15. The audio system of claim 14, wherein the at least one controller is further programmed to perform a second cross correlation operation to mitigate reverberations on the first received audio signal and the second received audio signal after performing the first cross correlation operation.

16. The audio system of claim 11, wherein the at least one controller is further programmed to determine the estimated distance between the first loudspeaker and the second loudspeaker based at least on a time of arrival of the first signature tone on the first received audio signal and a time of arrival of the first signature tone on the second received audio signal.

17. The audio system of claim 10, wherein the time frequency masking operation is one of an ideal binary mask (IBM), an ideal ratio mask (IRM), a complex ideal ratio mask (cIRM), and an optimal ratio mask (ORM).

18. A computer-program product embodied in a non-transitory computer readable medium that is stored in memory and that is programmed and executable by at least one controller in an audio system, the computer-program product comprising instructions to:

receive a first audio signal including a first signature tone from a first loudspeaker;

receive a second audio signal including a second signature tone from a second loudspeaker;

determine an estimated distance between the first loudspeaker and the second loudspeaker based at least on the first signature tone and the second signature tone; and

perform a time frequency masking operation to extract at least one of the first signature tone from the first audio signal and the second signature tone from the second audio signal prior to determining the estimated distance between the first loudspeaker and the second loudspeaker.
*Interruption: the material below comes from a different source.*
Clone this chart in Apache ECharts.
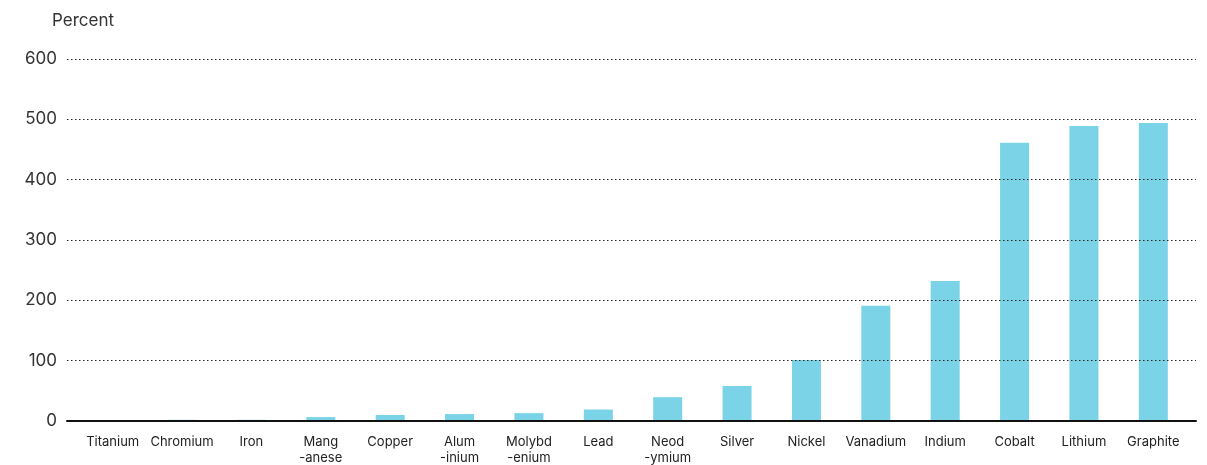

19. The computer-program product of claim 18 further comprising instructions to perform a first cross correlation operation to determine one or more delays associated with at least the received audio signal.

20. The computer-program product of claim 19 further comprising instructions to perform a second cross correlation operation to mitigate reverberations on the at least the received audio signal after performing the first cross correlation operation.